Kyriel Butler, a senior social work major, only knew one transgender person growing up. They grew up in a small town in Central Oregon, Bend, which Butler describes as “pretty liberal” but also a bubble where Butler wasn’t able to truly explore their identity. 

When Butler came to Portland as a freshmen, they didn’t even know what it meant to be nonbinary. Butler said it took them three years in college to understand their gender identity. They had one friend who especially encouraged them to better understand their identity. 

“He pushed me to understand what it meant to be non-binary and genderfluid, and helped me realize, wow maybe I am like that,” Butler said.

Being in Portland helped them understand their gender identity, too.

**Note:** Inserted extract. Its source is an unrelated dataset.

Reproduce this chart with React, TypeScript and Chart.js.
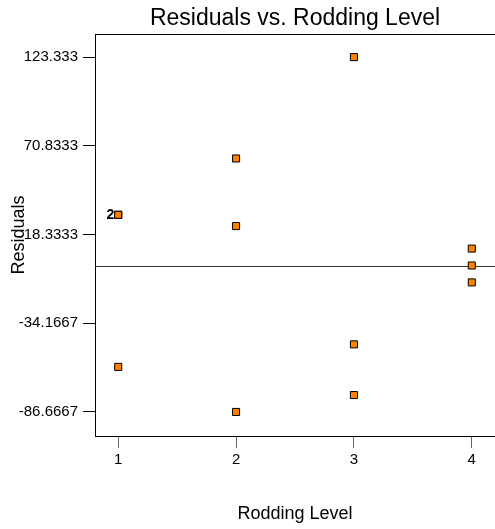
import React, { useEffect, useRef } from 'react';
import { Chart, registerables } from 'chart.js';

Chart.register(...registerables);

const chartTitle = 'Residuals vs. Rodding Level';
const xAxisTitle = 'Rodding Level';
const yAxisTitle = 'Residuals';

const roddingLevels = [1, 1, 1, 2, 2, 2, 3, 3, 3, 4, 4, 4];
const residuals = [30, 30, -60, 63.3333, 23.3333, -86.6667, 123.333, -46.6667, -76.6667, 10, 0, -10];

const xTickValues = [1, 2, 3, 4];
const yTickValues = [-86.6667, -34.1667, 18.3333, 70.8333, 123.333];
const yTickLabels = ['-86.6667', '-34.1667', '18.3333', '70.8333', '123.333'];

const xRange = [0.803, 4.197];
const yRange = [-100.9, 137.0];

const overlapLabels = [{ x: 1, y: 30, text: '2' }];
const referenceValue = 0;

const FONT = '"Liberation Sans", Arial, sans-serif';

const customPlugin = {
  id: 'customDecor',
  afterLayout(chart: any) {
    const tb = chart.titleBlock;
    if (tb) {
      tb.left = chart.chartArea.left;
      tb.right = chart.chartArea.right;
    }
  },
  beforeDatasetsDraw(chart: any) {
    const { ctx, chartArea, scales } = chart;
    ctx.save();
    const y0 = Math.round(scales.y.getPixelForValue(referenceValue)) + 0.5;
    ctx.strokeStyle = '#333';
    ctx.lineWidth = 1;
    ctx.beginPath();
    ctx.moveTo(chartArea.left, y0);
    ctx.lineTo(chartArea.right, y0);
    ctx.stroke();
    const yt = Math.round(chartArea.top) + 0.5;
    ctx.strokeStyle = '#000';
    ctx.beginPath();
    ctx.moveTo(chartArea.left, yt);
    ctx.lineTo(chartArea.right, yt);
    ctx.stroke();
    ctx.restore();
  },
  afterDatasetsDraw(chart: any) {
    const { ctx, scales } = chart;
    ctx.save();
    ctx.font = 'bold 14px ' + FONT;
    ctx.fillStyle = '#000';
    ctx.textAlign = 'right';
    ctx.textBaseline = 'middle';
    overlapLabels.forEach((l) => {
      const px = scales.x.getPixelForValue(l.x);
      const py = scales.y.getPixelForValue(l.y);
      ctx.fillText(l.text, px - 4, py);
    });
    ctx.restore();
  },
};

export default function App() {
  const ref = useRef<HTMLCanvasElement | null>(null);

  useEffect(() => {
    if (!ref.current) return;
    Chart.defaults.font.family = FONT;
    const chart = new Chart(ref.current, {
      type: 'scatter',
      data: {
        datasets: [
          {
            label: 'Residuals',
            data: roddingLevels.map((x, i) => ({ x, y: residuals[i] })),
            pointStyle: 'rect',
            pointRadius: 5,
            pointHoverRadius: 5,
            backgroundColor: '#ff8000',
            borderColor: '#000',
            borderWidth: 1,
          },
        ],
      },
      options: {
        animation: false,
        responsive: false,
        events: [],
        layout: { padding: 0, autoPadding: false },
        plugins: {
          legend: { display: false },
          tooltip: { enabled: false },
          title: {
            display: true,
            text: chartTitle,
            color: '#000',
            font: { size: 23, weight: 'normal', family: FONT },
            padding: { top: 5, bottom: 1.4 },
          },
        },
        scales: {
          x: {
            type: 'linear',
            min: xRange[0],
            max: xRange[1],
            afterBuildTicks: (s: any) => {
              s.ticks = xTickValues.map((v) => ({ value: v }));
            },
            afterFit: (s: any) => {
              s.height = 93;
              s.paddingLeft = 0;
              s.paddingRight = 0;
            },
            ticks: {
              color: '#000',
              font: { size: 15 },
              padding: 3,
              callback: (v: any) => String(v),
            },
            grid: { drawOnChartArea: false, drawTicks: true, tickLength: 12, color: '#666' },
            border: { display: true, color: '#000', width: 1 },
            title: {
              display: true,
              text: xAxisTitle,
              color: '#000',
              font: { size: 18 },
              padding: { top: 0, bottom: 4 },
            },
          },
          y: {
            type: 'linear',
            min: yRange[0],
            max: yRange[1],
            afterBuildTicks: (s: any) => {
              s.ticks = yTickValues.map((v) => ({ value: v }));
            },
            afterFit: (s: any) => {
              s.width = 95;
              s.paddingTop = 0;
              s.paddingBottom = 0;
            },
            ticks: {
              color: '#000',
              font: { size: 15 },
              padding: 5,
              autoSkip: false,
              callback: (v: any) => {
                const i = yTickValues.indexOf(v);
                return i >= 0 ? yTickLabels[i] : '';
              },
            },
            grid: { drawOnChartArea: false, drawTicks: true, tickLength: 12, color: '#000' },
            border: { display: true, color: '#000', width: 1 },
            title: {
              display: true,
              text: yAxisTitle,
              color: '#000',
              font: { size: 18 },
              padding: { top: 8, bottom: 0 },
            },
          },
        },
      },
      plugins: [customPlugin],
    } as any);
    return () => chart.destroy();
  }, []);

  return (
    <div style={{ position: 'fixed', left: 0, top: 0, width: 495, height: 529, background: '#fff' }}>
      <canvas ref={ref} width={495} height={529} />
    </div>
  );
}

Butler was able to get away from their small town and experience more gender diversity.

“Portland’s really accepting of that, there are a lot of areas in the US that just aren’t,” Butler said. “If I had gone to school somewhere else, I think maybe I wouldn’t have fully accepted my gender identity.”

Now, Butler wishes there was a place on campus and resources where other students like them, who didn’t know about identifying outside of the binary, could learn about what it means to be genderfluid and nonbinary.

“I would have never guessed I’d be where I am now,” Butler said. “It took me three years to pick up on it. I think a space for freshmen and sophomores to be exposed to options, for people who haven’t thought of this, would be helpful.”


Correction: An earlier version of this article misstated Kyriel Butler's major. They are a social work major, not a sociology major.